* **PROBLEM DETAILS**:
Could you copy exactly the lines from the start of the records through the one containing "const chart = echarts.init(document.getElementById('chart'))", both included, and leave out the pictures?

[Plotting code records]
>>

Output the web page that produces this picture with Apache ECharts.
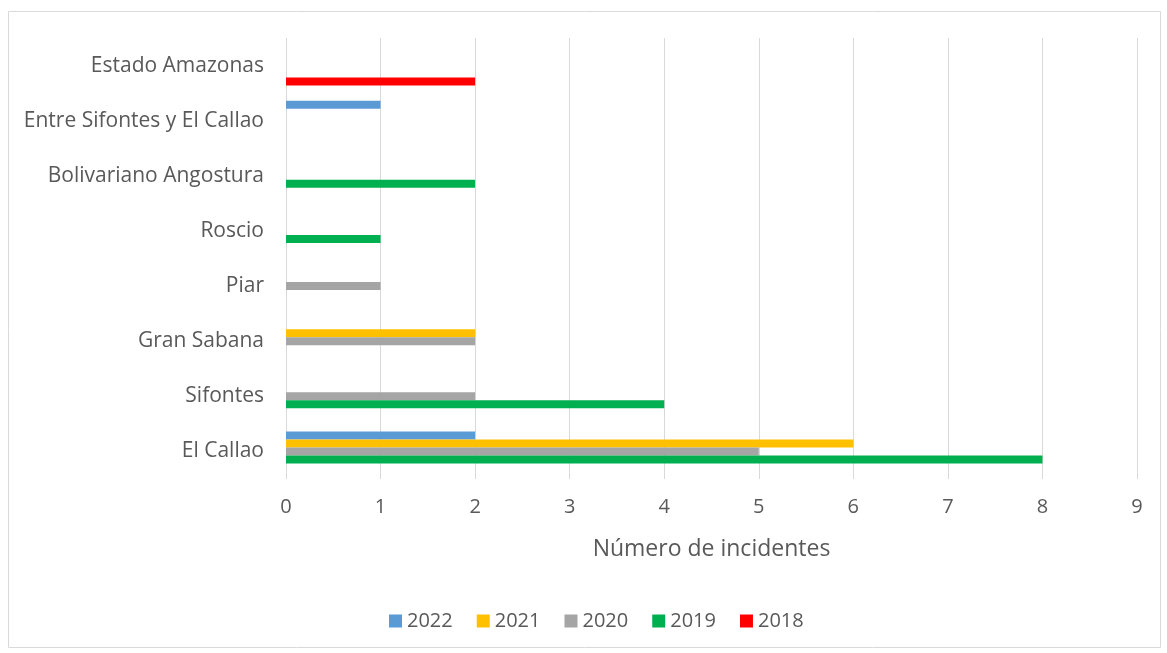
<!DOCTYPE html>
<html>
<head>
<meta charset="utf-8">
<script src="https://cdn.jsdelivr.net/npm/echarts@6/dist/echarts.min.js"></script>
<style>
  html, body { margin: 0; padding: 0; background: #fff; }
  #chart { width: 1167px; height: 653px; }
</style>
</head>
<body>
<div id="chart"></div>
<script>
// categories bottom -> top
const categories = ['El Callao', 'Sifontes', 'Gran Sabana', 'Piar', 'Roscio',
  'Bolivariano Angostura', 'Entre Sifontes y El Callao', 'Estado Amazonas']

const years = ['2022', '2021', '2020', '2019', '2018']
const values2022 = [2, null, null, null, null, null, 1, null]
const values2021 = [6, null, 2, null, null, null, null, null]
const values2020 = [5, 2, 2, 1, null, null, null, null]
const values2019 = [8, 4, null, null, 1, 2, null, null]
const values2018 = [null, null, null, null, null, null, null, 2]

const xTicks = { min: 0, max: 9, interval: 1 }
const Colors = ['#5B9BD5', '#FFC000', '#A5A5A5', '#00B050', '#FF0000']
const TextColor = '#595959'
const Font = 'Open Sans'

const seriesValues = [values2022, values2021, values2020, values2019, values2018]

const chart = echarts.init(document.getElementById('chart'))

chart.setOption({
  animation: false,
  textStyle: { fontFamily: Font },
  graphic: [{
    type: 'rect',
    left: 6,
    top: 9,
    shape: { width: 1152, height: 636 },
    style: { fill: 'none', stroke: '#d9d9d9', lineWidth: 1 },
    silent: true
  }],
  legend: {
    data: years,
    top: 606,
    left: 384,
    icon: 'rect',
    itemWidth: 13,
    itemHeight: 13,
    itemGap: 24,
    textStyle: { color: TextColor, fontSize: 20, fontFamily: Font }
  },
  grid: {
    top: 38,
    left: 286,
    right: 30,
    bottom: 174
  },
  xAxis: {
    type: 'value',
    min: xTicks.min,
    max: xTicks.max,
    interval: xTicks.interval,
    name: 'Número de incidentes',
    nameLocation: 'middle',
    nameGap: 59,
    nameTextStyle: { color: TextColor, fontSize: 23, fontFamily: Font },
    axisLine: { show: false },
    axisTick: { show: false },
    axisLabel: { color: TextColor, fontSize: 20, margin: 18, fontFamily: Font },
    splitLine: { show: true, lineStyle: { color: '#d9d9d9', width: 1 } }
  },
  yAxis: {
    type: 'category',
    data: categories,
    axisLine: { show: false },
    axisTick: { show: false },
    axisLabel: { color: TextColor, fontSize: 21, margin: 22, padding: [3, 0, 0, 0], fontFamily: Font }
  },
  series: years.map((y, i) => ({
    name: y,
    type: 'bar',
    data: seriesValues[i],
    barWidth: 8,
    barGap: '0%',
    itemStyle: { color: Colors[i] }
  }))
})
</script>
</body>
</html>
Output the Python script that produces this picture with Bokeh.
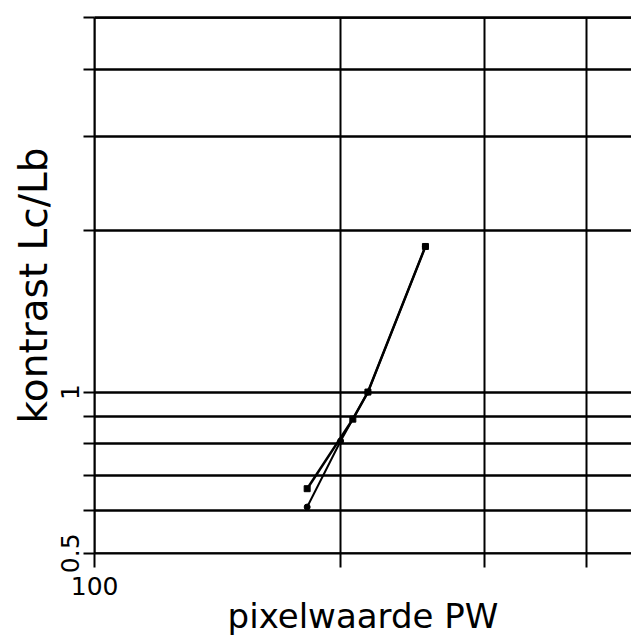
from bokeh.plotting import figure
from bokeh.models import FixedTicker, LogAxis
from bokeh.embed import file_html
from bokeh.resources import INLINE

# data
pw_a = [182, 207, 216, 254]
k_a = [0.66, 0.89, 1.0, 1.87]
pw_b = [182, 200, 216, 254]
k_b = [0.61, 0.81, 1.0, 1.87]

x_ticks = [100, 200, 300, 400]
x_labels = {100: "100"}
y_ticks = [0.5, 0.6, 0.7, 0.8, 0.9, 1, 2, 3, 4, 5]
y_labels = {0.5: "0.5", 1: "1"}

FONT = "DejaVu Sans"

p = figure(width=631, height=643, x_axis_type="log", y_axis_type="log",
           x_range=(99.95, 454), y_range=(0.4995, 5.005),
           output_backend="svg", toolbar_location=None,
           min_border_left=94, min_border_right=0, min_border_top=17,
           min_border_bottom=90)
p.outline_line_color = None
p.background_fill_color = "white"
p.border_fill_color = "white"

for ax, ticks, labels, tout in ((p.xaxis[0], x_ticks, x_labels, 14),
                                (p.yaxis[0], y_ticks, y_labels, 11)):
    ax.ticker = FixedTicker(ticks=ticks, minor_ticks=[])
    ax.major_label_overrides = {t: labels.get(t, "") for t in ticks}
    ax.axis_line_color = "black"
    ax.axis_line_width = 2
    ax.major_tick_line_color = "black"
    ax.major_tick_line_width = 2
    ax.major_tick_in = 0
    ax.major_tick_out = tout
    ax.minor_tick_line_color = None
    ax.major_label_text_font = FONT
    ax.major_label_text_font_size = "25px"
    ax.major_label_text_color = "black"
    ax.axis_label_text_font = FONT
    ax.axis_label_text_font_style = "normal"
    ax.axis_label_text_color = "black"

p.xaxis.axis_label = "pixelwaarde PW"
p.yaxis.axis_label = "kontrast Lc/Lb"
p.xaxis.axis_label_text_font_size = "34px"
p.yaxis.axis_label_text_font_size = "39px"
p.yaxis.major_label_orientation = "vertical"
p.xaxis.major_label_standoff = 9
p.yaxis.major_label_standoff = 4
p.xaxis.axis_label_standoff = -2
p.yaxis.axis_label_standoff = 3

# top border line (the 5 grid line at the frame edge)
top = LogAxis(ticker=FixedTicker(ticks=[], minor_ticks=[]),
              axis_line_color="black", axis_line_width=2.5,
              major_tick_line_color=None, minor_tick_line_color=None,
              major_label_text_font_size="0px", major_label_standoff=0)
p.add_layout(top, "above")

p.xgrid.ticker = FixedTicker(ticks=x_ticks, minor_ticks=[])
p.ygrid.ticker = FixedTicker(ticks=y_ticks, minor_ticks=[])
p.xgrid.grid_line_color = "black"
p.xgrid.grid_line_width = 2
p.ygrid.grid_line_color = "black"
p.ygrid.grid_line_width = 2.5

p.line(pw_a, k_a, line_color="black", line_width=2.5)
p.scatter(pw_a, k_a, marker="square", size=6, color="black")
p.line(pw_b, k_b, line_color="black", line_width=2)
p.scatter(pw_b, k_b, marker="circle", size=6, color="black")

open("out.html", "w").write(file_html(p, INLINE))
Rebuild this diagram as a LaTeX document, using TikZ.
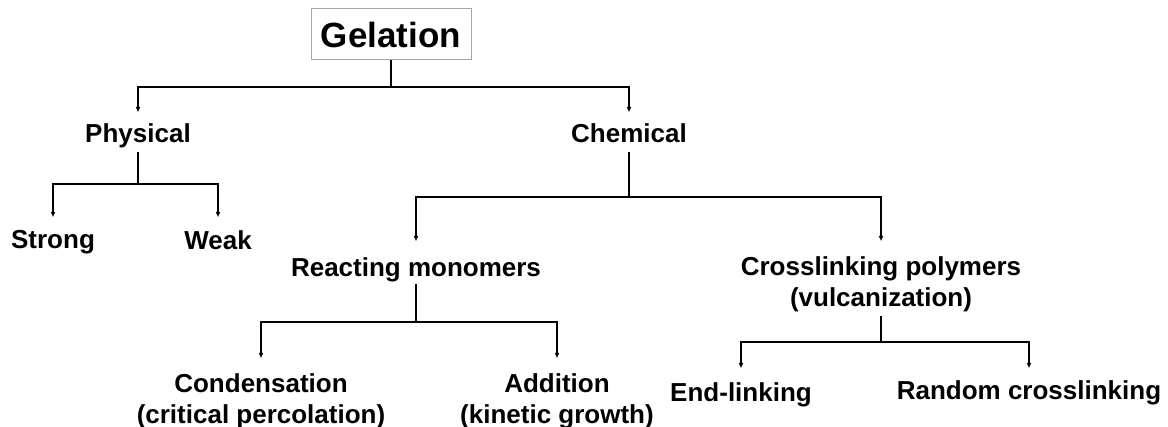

<<

* **ANSWER TO THIS PROBLEM**:
Output the web page that produces this picture with Apache ECharts.
<!DOCTYPE html>
<html>
<head>
<meta charset="utf-8">
<script src="https://cdn.jsdelivr.net/npm/echarts@6/dist/echarts.min.js"></script>
<style>
  html, body { margin: 0; padding: 0; background: #fff; }
  #chart { width: 1167px; height: 653px; }
</style>
</head>
<body>
<div id="chart"></div>
<script>
// categories bottom -> top
const categories = ['El Callao', 'Sifontes', 'Gran Sabana', 'Piar', 'Roscio',
  'Bolivariano Angostura', 'Entre Sifontes y El Callao', 'Estado Amazonas']

const years = ['2022', '2021', '2020', '2019', '2018']
const values2022 = [2, null, null, null, null, null, 1, null]
const values2021 = [6, null, 2, null, null, null, null, null]
const values2020 = [5, 2, 2, 1, null, null, null, null]
const values2019 = [8, 4, null, null, 1, 2, null, null]
const values2018 = [null, null, null, null, null, null, null, 2]

const xTicks = { min: 0, max: 9, interval: 1 }
const Colors = ['#5B9BD5', '#FFC000', '#A5A5A5', '#00B050', '#FF0000']
const TextColor = '#595959'
const Font = 'Open Sans'

const seriesValues = [values2022, values2021, values2020, values2019, values2018]

const chart = echarts.init(document.getElementById('chart'))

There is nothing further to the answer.